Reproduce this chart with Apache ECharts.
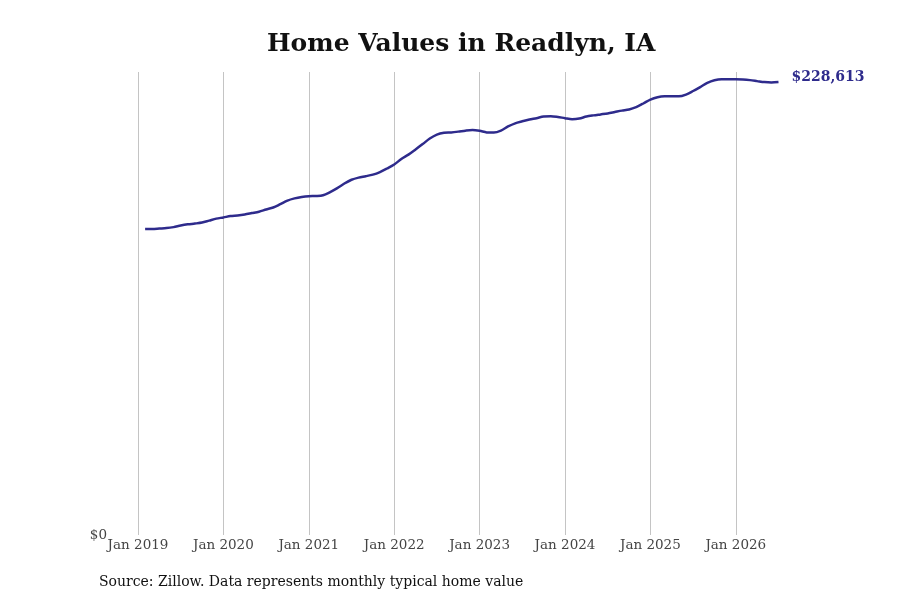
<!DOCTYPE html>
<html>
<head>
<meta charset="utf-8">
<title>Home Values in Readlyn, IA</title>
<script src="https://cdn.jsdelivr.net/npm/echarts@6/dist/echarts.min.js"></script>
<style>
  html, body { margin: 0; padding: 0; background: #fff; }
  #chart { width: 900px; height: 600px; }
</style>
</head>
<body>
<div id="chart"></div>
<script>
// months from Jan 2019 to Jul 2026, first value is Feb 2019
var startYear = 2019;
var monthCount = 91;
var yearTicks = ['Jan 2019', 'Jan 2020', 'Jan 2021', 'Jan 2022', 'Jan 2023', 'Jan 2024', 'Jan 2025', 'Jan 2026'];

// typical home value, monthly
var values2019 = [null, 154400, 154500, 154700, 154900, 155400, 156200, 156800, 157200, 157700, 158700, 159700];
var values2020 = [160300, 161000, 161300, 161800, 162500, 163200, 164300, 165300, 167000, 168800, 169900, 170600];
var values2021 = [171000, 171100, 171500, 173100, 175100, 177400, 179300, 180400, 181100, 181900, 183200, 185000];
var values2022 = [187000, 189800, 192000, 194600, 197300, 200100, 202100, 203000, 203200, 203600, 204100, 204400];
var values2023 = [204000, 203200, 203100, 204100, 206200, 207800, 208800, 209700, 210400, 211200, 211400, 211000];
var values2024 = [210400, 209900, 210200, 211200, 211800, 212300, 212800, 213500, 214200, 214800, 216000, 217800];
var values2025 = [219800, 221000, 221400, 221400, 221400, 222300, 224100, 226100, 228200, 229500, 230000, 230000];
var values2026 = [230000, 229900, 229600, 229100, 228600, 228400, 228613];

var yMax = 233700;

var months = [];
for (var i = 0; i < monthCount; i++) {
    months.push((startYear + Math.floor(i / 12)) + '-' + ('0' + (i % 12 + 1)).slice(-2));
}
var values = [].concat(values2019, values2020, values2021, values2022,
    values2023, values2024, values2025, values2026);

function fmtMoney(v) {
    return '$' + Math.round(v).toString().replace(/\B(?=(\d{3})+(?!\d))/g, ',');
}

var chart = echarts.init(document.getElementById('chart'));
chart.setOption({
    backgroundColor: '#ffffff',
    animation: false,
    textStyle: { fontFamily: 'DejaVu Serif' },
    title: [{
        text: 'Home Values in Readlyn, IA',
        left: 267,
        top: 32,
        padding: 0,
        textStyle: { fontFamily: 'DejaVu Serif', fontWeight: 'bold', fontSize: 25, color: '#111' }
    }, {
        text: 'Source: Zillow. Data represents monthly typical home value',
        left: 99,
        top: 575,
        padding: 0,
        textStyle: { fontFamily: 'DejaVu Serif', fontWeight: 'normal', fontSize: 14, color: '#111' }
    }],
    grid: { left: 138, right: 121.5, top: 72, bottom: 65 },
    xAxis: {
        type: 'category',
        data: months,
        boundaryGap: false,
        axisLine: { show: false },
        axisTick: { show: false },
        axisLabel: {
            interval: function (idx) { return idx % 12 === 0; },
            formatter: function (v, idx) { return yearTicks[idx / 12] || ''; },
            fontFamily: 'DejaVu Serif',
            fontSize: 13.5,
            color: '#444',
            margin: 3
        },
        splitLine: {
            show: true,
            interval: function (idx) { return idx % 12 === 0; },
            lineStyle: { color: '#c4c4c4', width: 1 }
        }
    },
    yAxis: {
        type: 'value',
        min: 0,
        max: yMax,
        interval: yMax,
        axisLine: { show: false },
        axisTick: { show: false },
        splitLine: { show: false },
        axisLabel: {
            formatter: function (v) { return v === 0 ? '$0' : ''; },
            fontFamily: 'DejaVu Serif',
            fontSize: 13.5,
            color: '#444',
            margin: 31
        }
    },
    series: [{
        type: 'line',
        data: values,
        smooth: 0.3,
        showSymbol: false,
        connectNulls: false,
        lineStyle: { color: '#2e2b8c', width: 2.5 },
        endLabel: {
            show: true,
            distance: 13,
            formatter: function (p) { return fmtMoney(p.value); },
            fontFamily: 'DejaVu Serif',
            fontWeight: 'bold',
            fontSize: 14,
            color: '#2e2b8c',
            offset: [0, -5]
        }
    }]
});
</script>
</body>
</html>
━━━━━━━━━━━━━━━━
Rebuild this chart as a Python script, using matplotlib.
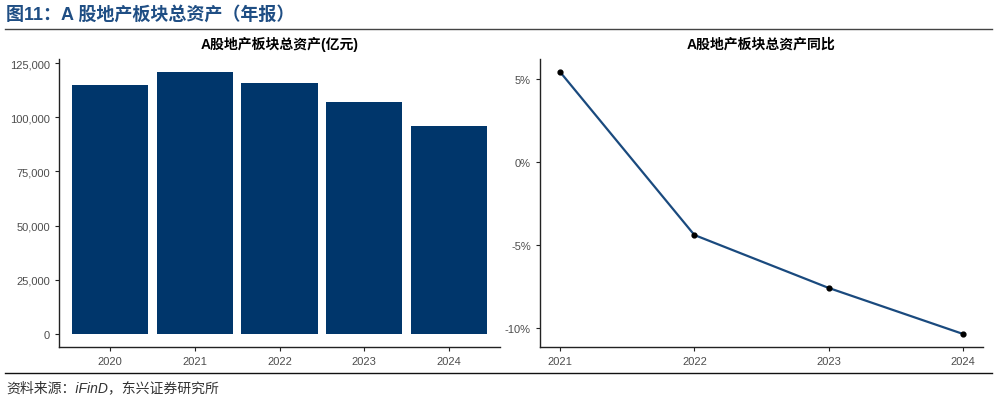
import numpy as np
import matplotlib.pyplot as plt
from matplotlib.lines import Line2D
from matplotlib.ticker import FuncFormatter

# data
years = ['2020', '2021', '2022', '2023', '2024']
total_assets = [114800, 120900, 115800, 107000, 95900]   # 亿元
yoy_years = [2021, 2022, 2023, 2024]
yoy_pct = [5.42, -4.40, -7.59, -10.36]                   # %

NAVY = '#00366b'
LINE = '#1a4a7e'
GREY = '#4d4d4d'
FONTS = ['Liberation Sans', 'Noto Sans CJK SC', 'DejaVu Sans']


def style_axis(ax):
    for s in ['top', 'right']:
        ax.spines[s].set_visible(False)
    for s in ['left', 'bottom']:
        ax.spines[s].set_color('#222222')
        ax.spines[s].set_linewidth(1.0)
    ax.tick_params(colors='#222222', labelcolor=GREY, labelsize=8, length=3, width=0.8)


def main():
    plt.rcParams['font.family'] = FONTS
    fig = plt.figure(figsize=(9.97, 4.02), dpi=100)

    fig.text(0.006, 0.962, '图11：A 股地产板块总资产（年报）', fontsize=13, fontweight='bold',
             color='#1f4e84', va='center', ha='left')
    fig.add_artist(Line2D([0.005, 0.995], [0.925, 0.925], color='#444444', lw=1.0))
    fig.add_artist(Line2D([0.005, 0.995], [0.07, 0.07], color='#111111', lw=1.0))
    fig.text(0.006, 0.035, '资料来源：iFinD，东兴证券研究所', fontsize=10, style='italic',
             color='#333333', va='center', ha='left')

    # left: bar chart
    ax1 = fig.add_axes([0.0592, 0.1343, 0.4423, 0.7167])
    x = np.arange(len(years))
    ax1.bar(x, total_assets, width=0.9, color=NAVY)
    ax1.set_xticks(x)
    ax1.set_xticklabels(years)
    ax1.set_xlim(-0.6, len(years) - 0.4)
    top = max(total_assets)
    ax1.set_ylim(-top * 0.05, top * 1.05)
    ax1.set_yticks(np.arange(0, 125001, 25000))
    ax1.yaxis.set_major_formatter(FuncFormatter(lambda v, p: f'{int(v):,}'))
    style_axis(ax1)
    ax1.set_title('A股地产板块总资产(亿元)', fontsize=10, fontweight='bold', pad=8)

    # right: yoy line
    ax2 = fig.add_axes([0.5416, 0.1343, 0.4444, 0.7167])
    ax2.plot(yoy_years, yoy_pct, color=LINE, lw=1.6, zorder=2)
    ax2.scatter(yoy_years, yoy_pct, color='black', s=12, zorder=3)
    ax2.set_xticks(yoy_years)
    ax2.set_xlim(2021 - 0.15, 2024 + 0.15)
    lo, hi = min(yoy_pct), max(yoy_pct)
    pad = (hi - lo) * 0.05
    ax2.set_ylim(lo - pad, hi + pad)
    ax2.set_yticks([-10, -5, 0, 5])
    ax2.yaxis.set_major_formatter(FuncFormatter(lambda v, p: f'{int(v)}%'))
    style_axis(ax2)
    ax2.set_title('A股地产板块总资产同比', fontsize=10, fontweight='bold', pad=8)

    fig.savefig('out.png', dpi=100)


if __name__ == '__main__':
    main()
━━━━━━━━━━━━━━━━
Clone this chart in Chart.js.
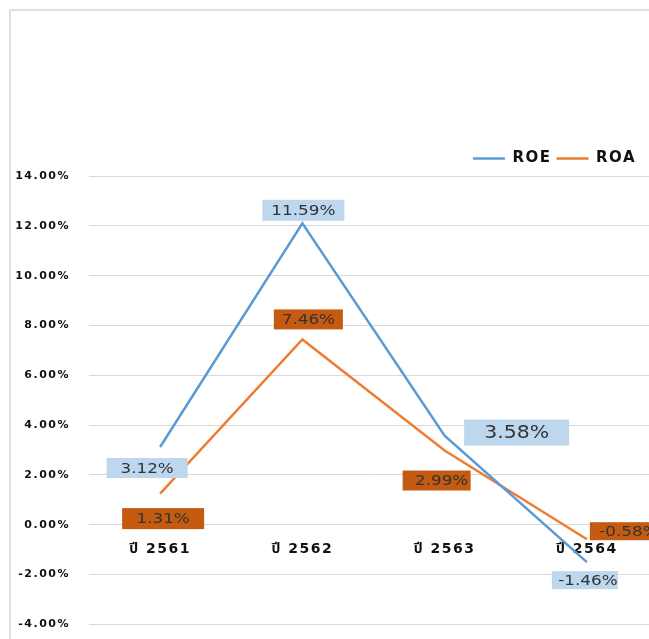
━━━━━━━━━━━━━━━━
Make an exact copy of the lines from the one containing "Reproduce this chart with Apache ECharts." to the one containing "var yearTicks = ['Jan", keeping both and leaving out every picture.

### Full solution
Reproduce this chart with Apache ECharts.
<!DOCTYPE html>
<html>
<head>
<meta charset="utf-8">
<title>Home Values in Readlyn, IA</title>
<script src="https://cdn.jsdelivr.net/npm/echarts@6/dist/echarts.min.js"></script>
<style>
  html, body { margin: 0; padding: 0; background: #fff; }
  #chart { width: 900px; height: 600px; }
</style>
</head>
<body>
<div id="chart"></div>
<script>
// months from Jan 2019 to Jul 2026, first value is Feb 2019
var startYear = 2019;
var monthCount = 91;
var yearTicks = ['Jan 2019', 'Jan 2020', 'Jan 2021', 'Jan 2022', 'Jan 2023', 'Jan 2024', 'Jan 2025', 'Jan 2026'];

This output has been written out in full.